I am creating a set of NUM_RECORDS tuples in Python. This is my code.
record_key_list = {(choice(tuple(studentID_list)),
choice(tuple(courseID_list)),
randint(2012, 2016),
choice(semesters),
choice(grades)[0])
for no_use in range(NUM_RECORDS)}
An alternative is to code the problem like this.
record_key_list = set()
while len(record_key_list) < NUM_RECORDS:
record_key_list.add((choice(tuple(studentID_list)),
choice(tuple(courseID_list)),
randint(2012, 2016),
choice(semesters),
choice(grades)[0]))
I timed the two code snippets and they are roughly the same as fast for 20000 records. I prefer the first version of the code stylistically.
Is the first version of the code a correct usage of set comprehension? Or should I always stick to the second method?
EDIT: Improved formatting as suggested. I mostly just copied and pasted from the IDE. Sorry about that, guys.

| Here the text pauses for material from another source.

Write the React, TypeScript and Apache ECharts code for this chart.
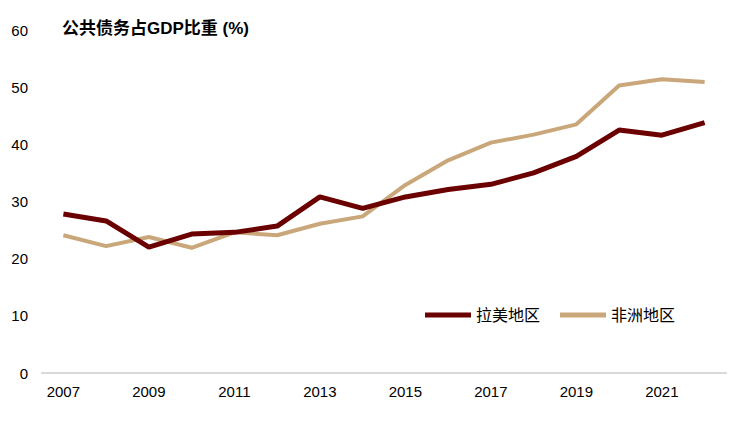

The first code snippet looks totally fine. If anything, I would extract the record creation to a function for clarity and easier refactoring.
def random_record():
studentID = choice(studentID_list)
courseID = choice(courseID_list)
year = randint(2012, 2016)
semester = choice(semesters)
grade = choice(grades)[0]
return (studentID, courseID, year, semester, grade)
# ...
record_key_list = {random_record() for _ in range(NUM_RECORDS)}